第93章(第2页)
你从我腹中降生,在我怀里长眠,第十八年的初雪掩埋泥泞旧路,我们自此永不分离。
“晚安,我的宝贝。”
三楼的狗半夜一直在嚎,家政被吵醒,看到小满扒着窗户叫个不停,赵麒风安静许多,但也焦躁地在房间里打转。
家政又是哄又是投喂零食,都没能安抚好,直到它们嚎累了,天边已微微见明。
萑嘉市突发暴雪极端天气,赵麒泽乘坐的航班只能备降附近的珑河机场。待飞机停稳,他关闭飞行模式,五花八门的新闻推送和社媒消息纷至沓来,却没能盖过夏林风发那条简短的通知。
舅舅:[小泽,你弟弟走了。]
珑河机场下着小雨,耳边充斥着乘客们七嘴八舌的抱怨,寒冷的空气吸入肺部,迅速侵蚀了体温。
赵麒泽不自觉打了个寒噤,抱紧怀中的礼物袋,里面的糖果包装受到挤压,发出冰面碎裂的声音。
明明起飞前视频通话的时候还好好的,说好过几天生日一起戴妈妈织的红色帽子,说好今晚一起拆最新款的盲盒,说好天晴了一起出去晒太阳……
“骗子。”
黄粱一梦2
赵庭榕从噩梦中惊醒,大口大口地喘着气,睡衣被冷汗浸得湿透。昏暗又寂静的空间,只有他独自一人,惊悸难安。
夏宛澄病逝之后,赵庭榕开始频繁地做同一个梦——灯光如萤火一般微弱的房间里,夏宛澄柔声哼唱着摇篮曲,小桥伏在她的膝头沉睡。窗外的雪花飘落进来,洁白的、轻盈的雪花,却将二人的皮肉腐蚀,露出森森白骨。
粘稠的黑水漫上脚背,涨潮似的灌满整个房间,赵庭榕也被吞没,胸腔撕裂般的疼痛,空气被全数剥夺,最终窒息而亡。
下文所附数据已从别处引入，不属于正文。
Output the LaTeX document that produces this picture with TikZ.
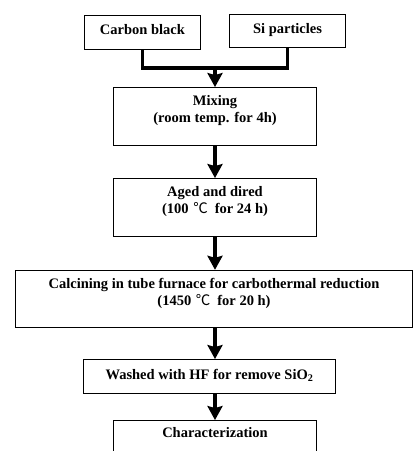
\documentclass[tikz,border=0pt]{standalone}
\usepackage{fontspec}
\setmainfont{Liberation Serif}
\newfontfamily\cjk{Noto Sans CJK SC}
\newcommand{\celsius}{\hspace{1pt}{\cjk\mdseries ℃}\hspace{7pt}}
\usepackage{tikz}
\usetikzlibrary{arrows.meta, positioning}

\begin{document}
\begin{tikzpicture}[node distance=91pt, every node/.style={font=\fontsize{14.5}{17}\selectfont\bfseries}]
\tikzstyle{single} = [rectangle, minimum width=116pt, text height=19pt, text depth=14.5pt, inner ysep=0pt, align=center, draw=black, line width=1.4pt]
\tikzstyle{double} = [rectangle, minimum width=202.5pt, text height=34.5pt, text depth=23pt, inner ysep=0pt, align=center, draw=black, line width=1.4pt]
\tikzstyle{line} = [line width=3.5pt, line join=miter]
\tikzstyle{arrow} = [line width=3.5pt, -{Stealth[length=14pt, width=15pt, inset=2pt]}]

\useasboundingbox (-142.5pt,32.5pt) rectangle (271.5pt,-418.5pt);

\node (carbon) [single] {Carbon black};
\node (si) [single, right of=carbon, xshift=54pt, yshift=1.5pt] {Si particles};
\node (mixing) [double, below of=carbon, xshift=72.5pt, yshift=7pt] {Mixing\\(room temp. for 4h)};
\node (aged) [double, below of=mixing] {Aged and dired\\(100 \celsius for 24 h)};
\node (calcining) [double, below of=aged, xshift=-1pt, yshift=-0.5pt, minimum width=396.5pt, text depth=22.5pt] {Calcining in tube furnace for carbothermal reduction\\(1450 \celsius for 20 h)};
\node (washed) [single, below of=calcining, xshift=-4.5pt, yshift=13.5pt, minimum width=251.5pt, text height=20pt, text depth=13.5pt] {Washed with HF for remove SiO\textsubscript{2}};
\node (char) [single, below of=washed, xshift=5.5pt, yshift=30pt, minimum width=202.5pt, text height=17pt, text depth=16.5pt] {Characterization};

\draw [line] (carbon.south) -- ++(0,-18pt) -| (si.south);
\path (mixing.north) ++(0,19pt) coordinate (merge);
\draw [arrow] (merge) -- (mixing.north);
\draw [arrow] (mixing) -- (aged);
\draw [arrow] (aged.south) -- (aged.south |- calcining.north);
\draw [arrow] (calcining.south -| mixing) -- (washed.north -| mixing);
\draw [arrow] (washed.south -| mixing) -- (char.north -| mixing);

\end{tikzpicture}
\end{document}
那些黑水是苦涩的,赵庭榕每次梦醒,发现是自己的眼泪。
夏明桥去世的第十年,林昭华在医院病逝,双重迭加的丧亲之痛,让夏宛澄一病不起。
她离开的时候天空也飘着雪。赵庭榕握着她枯瘦的手指,感受到温度一点一点流失。
“阿榕,我刚才梦到小桥,小小的一个,迷路了,蹲在路边哭。我得去接他回家。”
“阿榕,小满最近,不爱吃饭,你记得带它去看医生,它要是生病了,小桥会伤心的。”
“阿榕,不要哭。”
肩头倏然覆上一抹温热,熟悉又陌生的声音传入耳朵,“阿榕?怎么了?”
床头灯亮起,暖黄色的光像是太阳。视线渐渐聚焦,赵庭榕看清了夏宛澄担忧的脸。
鲜活的、生动的、红润的、有几分肉感的脸。
“做噩梦了?还是哪里不舒服?头又疼了吗?”夏宛澄擦拭他的泪和汗,皱眉道:“你忍一忍,我去叫医生。”
赵庭榕抓住她的手,柔软、暖烘烘的手,哑声说:“这是梦吗?”
“什么梦啊。”夏宛澄点他的额头,这只手也被紧紧抓住,动弹不得了,“你先回答我,头疼不疼?”